* Start DATA LINES *

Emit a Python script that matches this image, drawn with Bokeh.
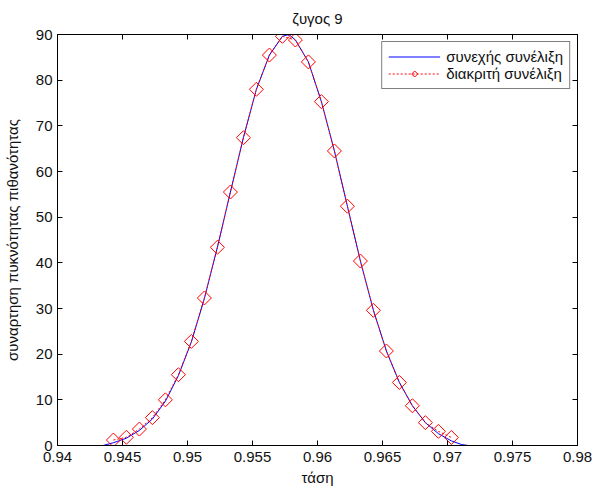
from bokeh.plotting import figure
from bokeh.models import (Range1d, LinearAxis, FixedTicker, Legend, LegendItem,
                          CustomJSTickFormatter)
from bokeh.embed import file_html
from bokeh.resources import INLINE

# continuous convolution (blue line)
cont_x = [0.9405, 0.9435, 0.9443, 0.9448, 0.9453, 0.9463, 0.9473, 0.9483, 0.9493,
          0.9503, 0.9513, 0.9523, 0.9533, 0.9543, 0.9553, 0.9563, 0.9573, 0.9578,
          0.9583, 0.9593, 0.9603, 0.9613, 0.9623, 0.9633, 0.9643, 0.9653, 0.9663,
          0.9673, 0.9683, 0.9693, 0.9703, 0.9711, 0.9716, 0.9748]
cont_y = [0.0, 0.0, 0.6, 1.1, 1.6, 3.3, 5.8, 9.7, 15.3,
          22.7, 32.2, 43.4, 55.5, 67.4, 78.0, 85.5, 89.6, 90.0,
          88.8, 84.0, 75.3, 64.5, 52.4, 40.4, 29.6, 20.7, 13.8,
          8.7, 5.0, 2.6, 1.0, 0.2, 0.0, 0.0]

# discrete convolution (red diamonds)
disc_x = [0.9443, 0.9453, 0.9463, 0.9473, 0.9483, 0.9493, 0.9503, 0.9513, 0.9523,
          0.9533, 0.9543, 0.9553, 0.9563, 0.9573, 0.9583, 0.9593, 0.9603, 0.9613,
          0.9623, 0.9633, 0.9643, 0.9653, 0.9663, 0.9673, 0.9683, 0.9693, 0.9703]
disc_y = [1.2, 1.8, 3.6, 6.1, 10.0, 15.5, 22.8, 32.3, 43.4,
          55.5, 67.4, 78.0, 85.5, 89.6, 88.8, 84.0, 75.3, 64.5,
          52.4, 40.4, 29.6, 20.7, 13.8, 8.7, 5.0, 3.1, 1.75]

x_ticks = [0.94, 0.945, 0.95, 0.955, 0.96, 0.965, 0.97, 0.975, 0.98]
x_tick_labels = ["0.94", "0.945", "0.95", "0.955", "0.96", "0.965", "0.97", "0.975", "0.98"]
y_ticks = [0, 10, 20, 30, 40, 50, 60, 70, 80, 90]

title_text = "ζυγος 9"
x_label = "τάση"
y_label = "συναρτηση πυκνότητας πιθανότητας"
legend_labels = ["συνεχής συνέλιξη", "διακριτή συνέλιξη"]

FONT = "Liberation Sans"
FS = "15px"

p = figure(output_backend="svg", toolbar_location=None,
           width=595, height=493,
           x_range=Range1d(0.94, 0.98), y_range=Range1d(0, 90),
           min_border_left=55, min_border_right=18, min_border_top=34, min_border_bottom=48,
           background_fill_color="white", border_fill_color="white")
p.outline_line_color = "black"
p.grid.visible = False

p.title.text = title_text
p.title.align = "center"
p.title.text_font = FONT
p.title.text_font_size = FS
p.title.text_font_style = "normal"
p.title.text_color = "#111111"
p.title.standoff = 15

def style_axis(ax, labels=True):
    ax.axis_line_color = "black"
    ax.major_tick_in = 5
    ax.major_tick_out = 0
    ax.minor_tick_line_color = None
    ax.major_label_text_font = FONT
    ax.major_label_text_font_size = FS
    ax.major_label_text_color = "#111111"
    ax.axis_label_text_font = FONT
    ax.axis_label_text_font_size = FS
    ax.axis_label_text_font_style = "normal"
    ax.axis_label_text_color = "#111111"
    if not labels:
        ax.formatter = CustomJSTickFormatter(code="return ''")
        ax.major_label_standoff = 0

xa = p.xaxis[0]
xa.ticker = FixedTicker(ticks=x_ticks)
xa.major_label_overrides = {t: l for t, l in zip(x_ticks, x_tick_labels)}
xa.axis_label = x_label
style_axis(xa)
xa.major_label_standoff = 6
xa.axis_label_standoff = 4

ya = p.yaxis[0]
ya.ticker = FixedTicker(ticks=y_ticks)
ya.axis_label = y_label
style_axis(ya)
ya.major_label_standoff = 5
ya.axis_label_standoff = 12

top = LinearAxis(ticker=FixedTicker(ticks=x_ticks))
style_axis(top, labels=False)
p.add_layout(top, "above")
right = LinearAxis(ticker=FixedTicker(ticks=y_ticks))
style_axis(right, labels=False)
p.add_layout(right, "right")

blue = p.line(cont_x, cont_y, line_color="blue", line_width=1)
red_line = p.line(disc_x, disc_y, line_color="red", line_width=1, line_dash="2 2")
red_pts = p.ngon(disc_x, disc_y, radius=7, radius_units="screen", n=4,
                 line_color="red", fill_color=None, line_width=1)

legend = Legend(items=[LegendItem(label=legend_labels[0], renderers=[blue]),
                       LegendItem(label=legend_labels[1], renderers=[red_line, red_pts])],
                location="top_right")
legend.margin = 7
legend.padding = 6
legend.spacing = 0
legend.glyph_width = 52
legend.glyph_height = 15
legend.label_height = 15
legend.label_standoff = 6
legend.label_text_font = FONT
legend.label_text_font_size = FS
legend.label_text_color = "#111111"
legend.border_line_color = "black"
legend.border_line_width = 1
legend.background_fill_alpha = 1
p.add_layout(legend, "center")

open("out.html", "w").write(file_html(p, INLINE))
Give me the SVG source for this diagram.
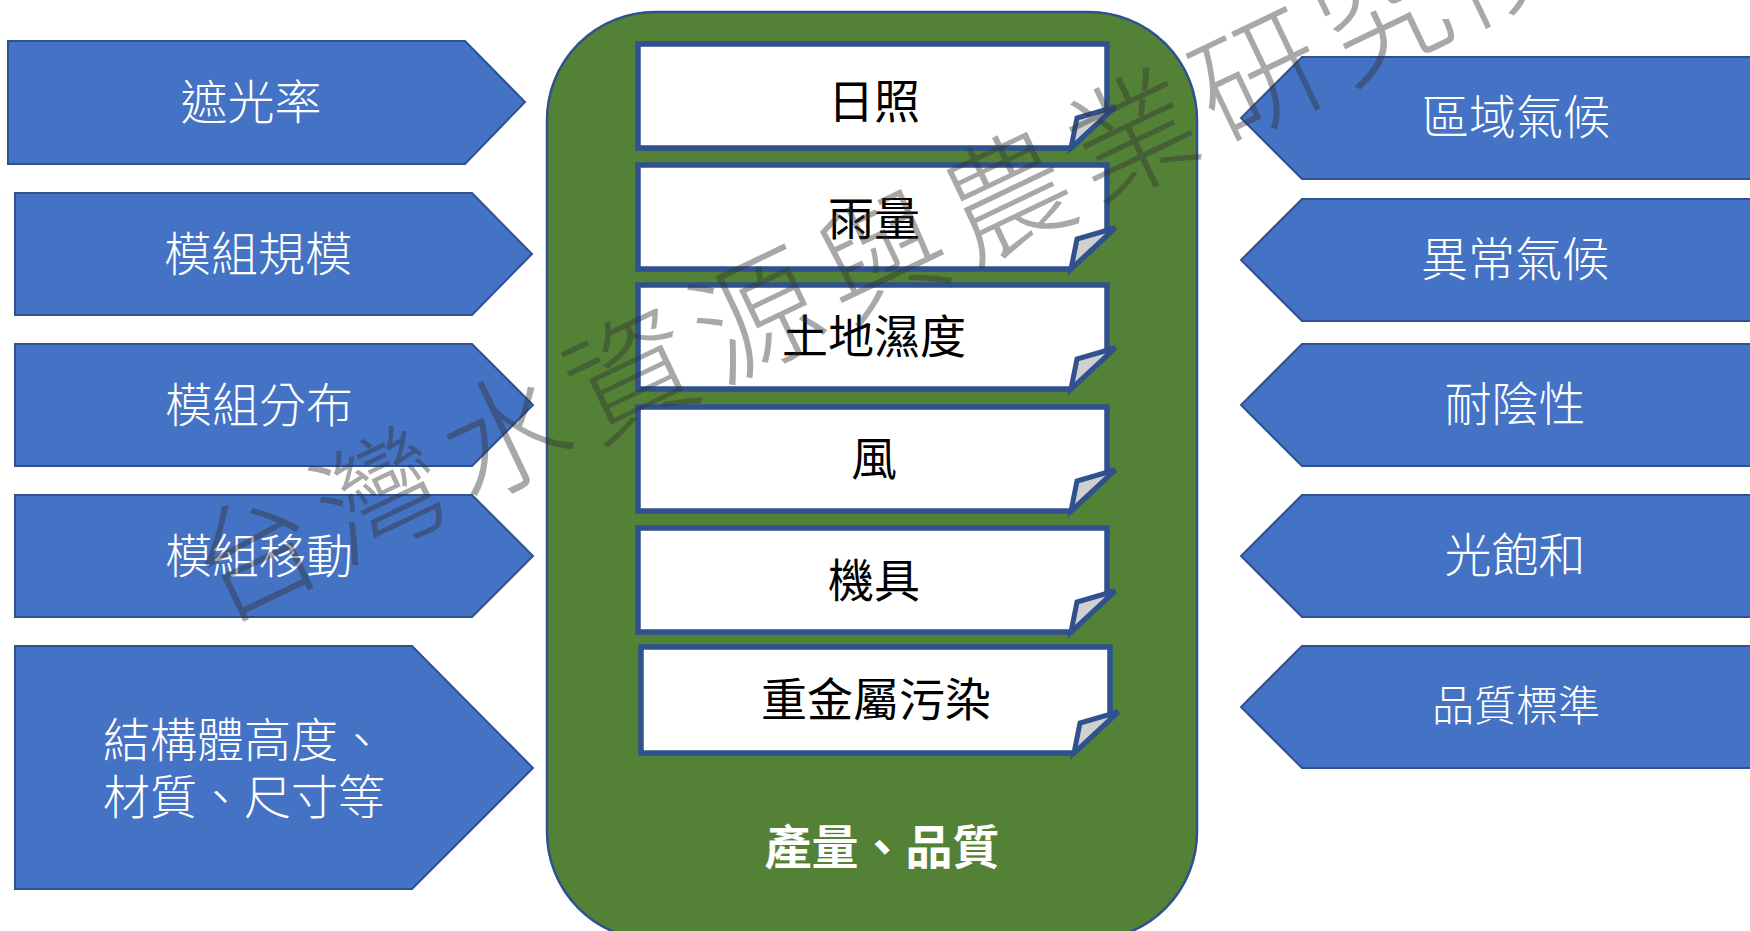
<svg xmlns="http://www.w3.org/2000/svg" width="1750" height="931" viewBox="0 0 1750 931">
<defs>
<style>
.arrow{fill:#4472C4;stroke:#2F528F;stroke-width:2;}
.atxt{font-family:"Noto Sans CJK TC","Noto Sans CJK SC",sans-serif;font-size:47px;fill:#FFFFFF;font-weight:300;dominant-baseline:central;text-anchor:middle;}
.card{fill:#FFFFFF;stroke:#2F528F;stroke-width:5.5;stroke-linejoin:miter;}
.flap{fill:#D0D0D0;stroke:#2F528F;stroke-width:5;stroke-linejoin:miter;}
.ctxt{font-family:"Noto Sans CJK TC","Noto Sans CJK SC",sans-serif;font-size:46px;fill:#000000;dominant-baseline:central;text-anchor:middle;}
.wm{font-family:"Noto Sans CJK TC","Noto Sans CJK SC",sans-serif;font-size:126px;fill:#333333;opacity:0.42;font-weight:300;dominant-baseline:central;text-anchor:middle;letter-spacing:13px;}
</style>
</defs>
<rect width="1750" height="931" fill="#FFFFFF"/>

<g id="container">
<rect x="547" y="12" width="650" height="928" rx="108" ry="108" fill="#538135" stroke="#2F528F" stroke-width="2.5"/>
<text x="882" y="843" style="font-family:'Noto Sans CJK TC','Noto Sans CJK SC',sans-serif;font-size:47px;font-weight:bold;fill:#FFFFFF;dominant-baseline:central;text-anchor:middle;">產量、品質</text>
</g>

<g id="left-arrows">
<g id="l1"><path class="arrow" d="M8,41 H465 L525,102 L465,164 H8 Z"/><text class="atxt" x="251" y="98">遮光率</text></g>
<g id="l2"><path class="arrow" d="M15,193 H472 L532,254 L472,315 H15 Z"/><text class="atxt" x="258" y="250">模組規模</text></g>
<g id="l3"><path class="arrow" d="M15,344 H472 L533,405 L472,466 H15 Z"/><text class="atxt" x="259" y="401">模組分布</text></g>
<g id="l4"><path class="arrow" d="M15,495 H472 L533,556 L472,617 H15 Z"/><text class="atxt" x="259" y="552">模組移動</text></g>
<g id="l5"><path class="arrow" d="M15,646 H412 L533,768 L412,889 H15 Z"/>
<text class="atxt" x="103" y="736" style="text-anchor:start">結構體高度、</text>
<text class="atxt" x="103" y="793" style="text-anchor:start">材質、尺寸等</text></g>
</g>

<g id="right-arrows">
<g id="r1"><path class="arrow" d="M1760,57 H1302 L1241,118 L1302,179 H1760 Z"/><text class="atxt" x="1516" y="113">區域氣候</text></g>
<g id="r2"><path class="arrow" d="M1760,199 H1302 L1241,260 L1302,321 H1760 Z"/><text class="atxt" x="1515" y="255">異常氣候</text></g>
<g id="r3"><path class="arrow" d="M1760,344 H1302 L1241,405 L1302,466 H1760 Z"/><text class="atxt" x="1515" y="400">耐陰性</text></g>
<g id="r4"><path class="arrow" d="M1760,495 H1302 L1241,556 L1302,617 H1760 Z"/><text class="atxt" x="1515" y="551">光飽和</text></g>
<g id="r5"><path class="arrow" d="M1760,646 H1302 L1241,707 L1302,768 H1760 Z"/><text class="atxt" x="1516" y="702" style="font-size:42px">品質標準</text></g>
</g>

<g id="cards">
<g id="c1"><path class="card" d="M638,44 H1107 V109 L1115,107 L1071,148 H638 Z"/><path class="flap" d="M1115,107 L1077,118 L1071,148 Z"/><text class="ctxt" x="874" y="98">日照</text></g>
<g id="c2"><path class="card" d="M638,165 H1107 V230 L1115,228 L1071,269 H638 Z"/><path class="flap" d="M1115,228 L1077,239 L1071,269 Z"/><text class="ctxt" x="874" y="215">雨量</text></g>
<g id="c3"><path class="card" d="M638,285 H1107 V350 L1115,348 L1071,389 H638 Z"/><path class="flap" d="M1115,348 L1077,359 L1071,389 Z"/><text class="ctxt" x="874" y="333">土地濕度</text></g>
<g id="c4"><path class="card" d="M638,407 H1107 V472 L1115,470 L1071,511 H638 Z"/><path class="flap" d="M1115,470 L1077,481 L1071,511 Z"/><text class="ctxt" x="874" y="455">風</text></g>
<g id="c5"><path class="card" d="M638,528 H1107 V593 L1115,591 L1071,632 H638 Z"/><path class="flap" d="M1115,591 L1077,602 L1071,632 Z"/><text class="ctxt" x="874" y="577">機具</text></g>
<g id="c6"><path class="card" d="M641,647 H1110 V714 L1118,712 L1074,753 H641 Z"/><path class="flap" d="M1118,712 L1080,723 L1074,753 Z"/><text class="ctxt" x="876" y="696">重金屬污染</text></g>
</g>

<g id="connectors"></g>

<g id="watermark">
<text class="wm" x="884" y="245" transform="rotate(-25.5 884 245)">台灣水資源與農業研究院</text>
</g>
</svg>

* End DATA LINES *

STATED EXERCISE – Copy nothing but the lines from the first one in the listing through the line with "from bokeh.resources import INLINE", and omit the pictures.

TASK SOLUTION –
Emit a Python script that matches this image, drawn with Bokeh.
from bokeh.plotting import figure
from bokeh.models import (Range1d, LinearAxis, FixedTicker, Legend, LegendItem,
                          CustomJSTickFormatter)
from bokeh.embed import file_html
from bokeh.resources import INLINE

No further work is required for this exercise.